Há críticas respeitáveis de fundo à MP. Afirma-se, por exemplo, que o novo modelo pode distorcer o regime de financiamento vigente e ampliar o fosso entre cidades ricas e pobres: não haveria incentivos de financiamento privado para regiões menos rentáveis, e isso afetaria as já atrasadas metas de universalização. Aponta-se também que a previsão de chamamento público para contratos de programa pode gerar atrasos em setor prioritário e defasado, dificultando seu desenvolvimento. Finalmente, alega-se enorme falta de cuidado com diferenças regionais, importantes tanto para a regulação quanto para a execução do serviço. É desejável que esse debate se dê ao longo do processo legislativo; não há necessidade, contudo, de lhe opor entraves jurídicos inexistentes.

A aprovação da MP também enfrenta obstáculos em sua tramitação legislativa. Devido ao período eleitoral, o Congresso Nacional funciona até outubro apenas em regime de esforço concentrado, e a única semana de funcionamento conjunto de Câmara e Senado até as eleições, que viabilizaria o funcionamento das Comissões Mistas que avaliam MPs, foi de 6 a 10 de agosto. Durante esse período, a Comissão Mista da MP do Saneamento foi formalmente instalada. No entanto, sequer houve designação de presidente, vice-presidente ou relator para avaliar o texto original, nem as numerosas emendas apresentadas ao projeto (525, a maioria voltada às competências da ANA). A ausência de funcionamento se deveu, em grande parte, à pressão feita em audiência pública realizada no mesmo dia.

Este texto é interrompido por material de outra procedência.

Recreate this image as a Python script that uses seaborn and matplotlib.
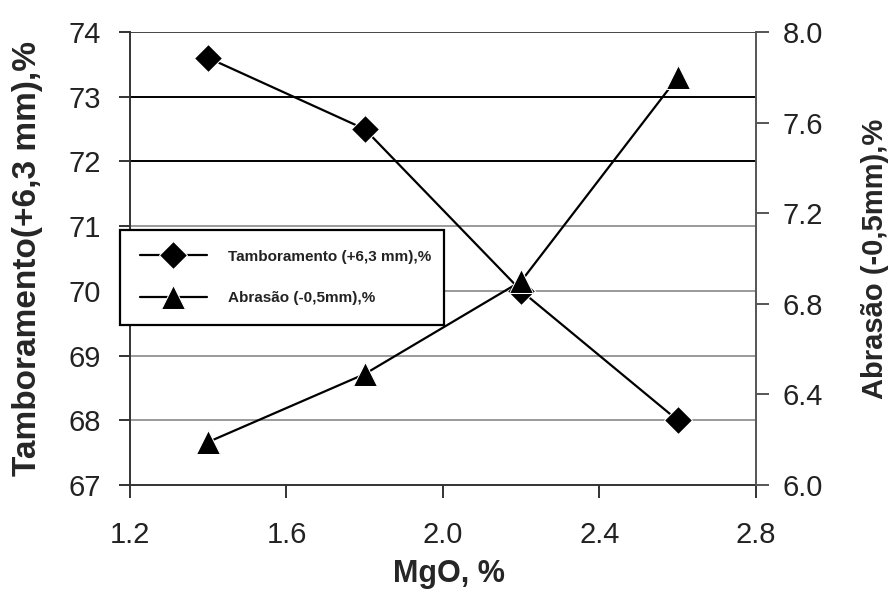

Embora difícil, a conversão da MP em lei ainda não deve ser descartada. Os principais passos do debate ficarão para depois do período eleitoral, mas, dada a prorrogação automática por mais 60 dias, a MP nº 844 valerá até meados de novembro. Nada impede que, superados os obstáculos políticos, e salvo eventual decisão do STF na ADI 5993, a MP seja debatida e votada pelos plenários de Câmara e Senado em tempo hábil.